Il quadro globale: chi vince e chi perde nella lotta alla corruzione

A livello globale, il CPI 2024 traccia un quadro poco incoraggiante: più di due terzi dei Paesi analizzati (oltre 120 su 180) ottengono ancora un punteggio inferiore a 50, segno che la corruzione rimane un problema diffuso e radicato. Al vertice della classifica, per il settimo anno consecutivo, si conferma la Danimarca con 90 punti, seguita dalla Finlandia (88) e da Singapore (83) Sul versante opposto, i paesi più fragili e colpiti da conflitti continuano a occupare le ultime posizioni: Sud Sudan (11), Somalia (12), Siria (13) e Venezuela (14) registrano livelli di corruzione endemici che soffocano ogni tentativo di ripresa economica e politica.

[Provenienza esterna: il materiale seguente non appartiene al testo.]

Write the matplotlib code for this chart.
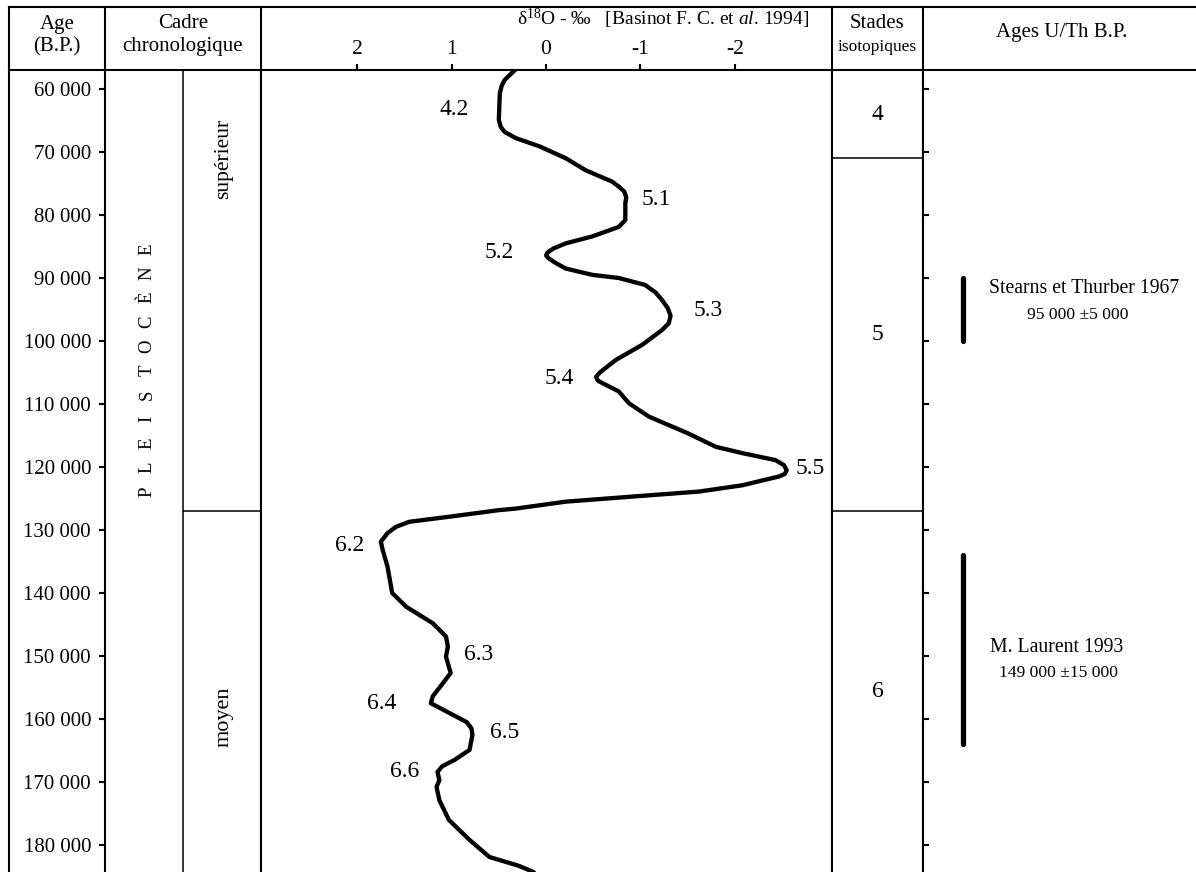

L’Italia si colloca in una zona intermedia, ma con un trend che ora rischia di invertirsi. Da tenere sott’occhio anche le economie emergenti: la scarsa trasparenza e la mancanza di controlli adeguati rallentano lo sviluppo e aumentano il rischio di crisi finanziarie e politiche.

Infine, il CPI 2024 ha posto un accento particolare sul legame tra corruzione e crisi climatica. La corruzione ostacola gli sforzi per la sostenibilità ambientale, favorendo la gestione opaca dei fondi destinati alla transizione ecologica e alimentando pratiche poco trasparenti nelle concessioni di progetti energetici. In un’epoca in cui la lotta ai cambiamenti climatici richiede investimenti massicci e decisioni rapide, la corruzione diventa un ostacolo pericoloso.